-- Start Dataset --

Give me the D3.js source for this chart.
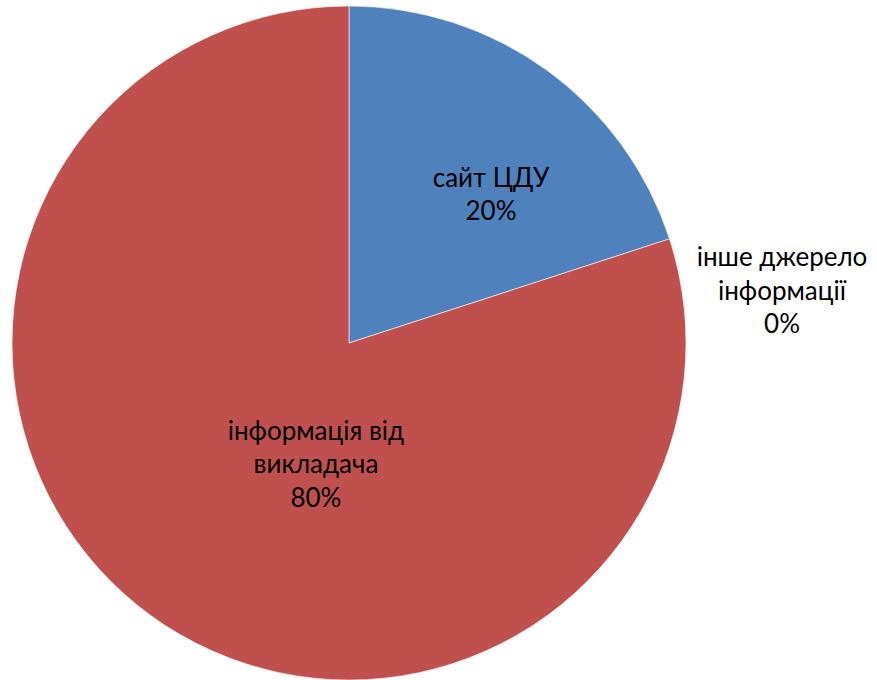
<html>
<head>
  <meta charset="utf-8">
  <title>Джерела інформації</title>
  <style>
    body {
        margin: 0;
        background: #fff;
    }
    .lbl {
        font-family: Lato, "Open Sans", sans-serif;
        font-size: 26px;
        fill: #000;
    }
  </style>
  <script src="https://d3js.org/d3.v7.min.js"></script>
</head>
<body>
  <div id="chart"></div>
  <script>
// data
var categories = ["сайт ЦДУ", "інше джерело інформації", "інформація від викладача"];
var values = [20, 0, 80];
var colors = ["#4F81BD", "#9BBB59", "#C0504D"];
// label lines per slice (category split into lines for display)
var labelLines = [["сайт ЦДУ"], ["інше джерело", "інформації"], ["інформація від", "викладача"]];

var width = 877, height = 680;
var cx = 349, cy = 343, radius = 337;

var svg = d3.select("#chart").append("svg")
    .attr("width", width)
    .attr("height", height);

var g = svg.append("g")
    .attr("transform", "translate(" + cx + "," + cy + ")");

var pie = d3.pie().sort(null).value(function(d) { return d; });
var arcs = pie(values);
var total = d3.sum(values);

var arc = d3.arc().innerRadius(0).outerRadius(radius);
var outerArc = d3.arc().innerRadius(radius * 1.27).outerRadius(radius * 1.27);

g.selectAll("path.slice")
    .data(arcs)
    .enter().append("path")
    .attr("class", "slice")
    .attr("d", arc)
    .attr("fill", function(d, i) { return colors[i]; })
    .attr("stroke", function(d) { return d.value === 0 ? "none" : "#fff"; })
    .attr("stroke-width", 0.6);

// label offsets (px) so text sits like the original
var offsets = [[43, -12], [26, 80], [66, -15]];
var lineH = 33.5;

var labels = g.selectAll("text.lbl")
    .data(arcs)
    .enter().append("text")
    .attr("class", "lbl")
    .attr("text-anchor", "middle")
    .attr("transform", function(d, i) {
        var c = d.value === 0 ? outerArc.centroid(d) : arc.centroid(d);
        return "translate(" + (c[0] + offsets[i][0]) + "," + (c[1] + offsets[i][1]) + ")";
    });

labels.each(function(d, i) {
    var t = d3.select(this);
    var lines = labelLines[i].concat([Math.round(d.value / total * 100) + "%"]);
    var startY = -(lines.length - 1) * lineH / 2 + 9;
    lines.forEach(function(s, k) {
        t.append("tspan")
            .attr("x", 0)
            .attr("y", startY + k * lineH)
            .text(s);
    });
});
  </script>
</body>
</html>
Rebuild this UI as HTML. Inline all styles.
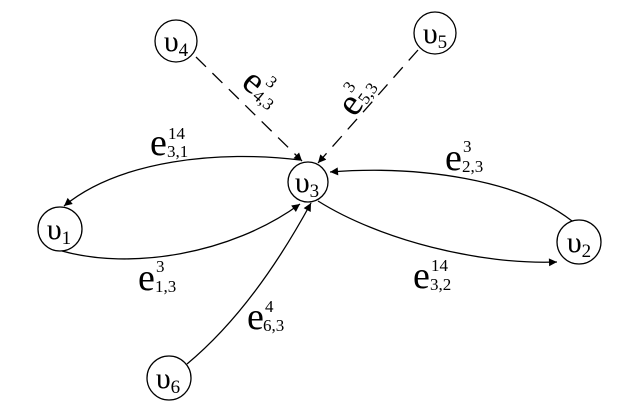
<!DOCTYPE html>
<html><head><meta charset="utf-8"><style>
html,body{margin:0;padding:0;background:#fff;}
svg, svg text{font-family:"Liberation Serif","DejaVu Serif","Times New Roman",serif;}
</style></head><body>
<svg width="629" height="403" viewBox="0 0 629 403" xmlns="http://www.w3.org/2000/svg">
<defs>
<marker id="a" viewBox="0 0 10 10" refX="10" refY="5" markerWidth="10" markerHeight="8" orient="auto" markerUnits="userSpaceOnUse">
<path d="M0,0 L10,5 L0,10 z" fill="#000"/></marker>
</defs>
<g fill="none" stroke="#000" stroke-width="1.3">
<circle cx="176" cy="41" r="21"/>
<circle cx="435" cy="33" r="21"/>
<circle cx="308" cy="182" r="20"/>
<circle cx="60" cy="229" r="22"/>
<circle cx="579" cy="242" r="22"/>
<circle cx="169" cy="378" r="22"/>
<path d="M196,57 L302,161" stroke-dasharray="14,9" marker-end="url(#a)"/>
<path d="M418,50 L318,163" stroke-dasharray="14,9" marker-end="url(#a)"/>
<path d="M300,160 C220,150 120,160 64,206" marker-end="url(#a)"/>
<path d="M62,251 C130,270 230,255 300,204" marker-end="url(#a)"/>
<path d="M318,201 C380,240 480,265 557,262" marker-end="url(#a)"/>
<path d="M572,221 C520,180 420,165 330,172" marker-end="url(#a)"/>
<path d="M187,364 C240,320 280,260 311,203" marker-end="url(#a)"/>
</g>
<g fill="#000">
<text x="176" y="51" font-size="30" text-anchor="middle">υ<tspan font-size="19" dy="5">4</tspan></text>
<text x="435" y="43" font-size="30" text-anchor="middle">υ<tspan font-size="19" dy="5">5</tspan></text>
<text x="307" y="192" font-size="30" text-anchor="middle">υ<tspan font-size="19" dy="5">3</tspan></text>
<text x="59" y="239" font-size="30" text-anchor="middle">υ<tspan font-size="19" dy="5">1</tspan></text>
<text x="579" y="252" font-size="30" text-anchor="middle">υ<tspan font-size="19" dy="5">2</tspan></text>
<text x="168" y="388" font-size="30" text-anchor="middle">υ<tspan font-size="19" dy="5">6</tspan></text>

<text x="150" y="155" font-size="38">e</text>
<text x="168" y="139" font-size="17">14</text>
<text x="167" y="157" font-size="17">3,1</text>

<text x="138" y="290" font-size="38">e</text>
<text x="156" y="272" font-size="17">3</text>
<text x="155" y="292" font-size="17">1,3</text>

<text x="413" y="288" font-size="38">e</text>
<text x="431" y="271" font-size="17">14</text>
<text x="430" y="290" font-size="17">3,2</text>

<text x="445" y="170" font-size="38">e</text>
<text x="463" y="152" font-size="17">3</text>
<text x="462" y="172" font-size="17">2,3</text>

<text x="247" y="329" font-size="38">e</text>
<text x="265" y="312" font-size="17">4</text>
<text x="263" y="331" font-size="17">6,3</text>

<g transform="translate(240,85) rotate(40)">
<text x="0" y="0" font-size="38">e</text>
<text x="18" y="-17" font-size="17">3</text>
<text x="17" y="2" font-size="17">4,3</text>
</g>
<g transform="translate(355,118) rotate(-55)">
<text x="0" y="0" font-size="38">e</text>
<text x="18" y="-17" font-size="17">3</text>
<text x="17" y="2" font-size="17">5,3</text>
</g>
</g>
</svg>
</body></html>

-- End Dataset --

#### Short problem
Check each line above for the string "chart" and report how many lines have it, giving only the number.

#### Right answer
3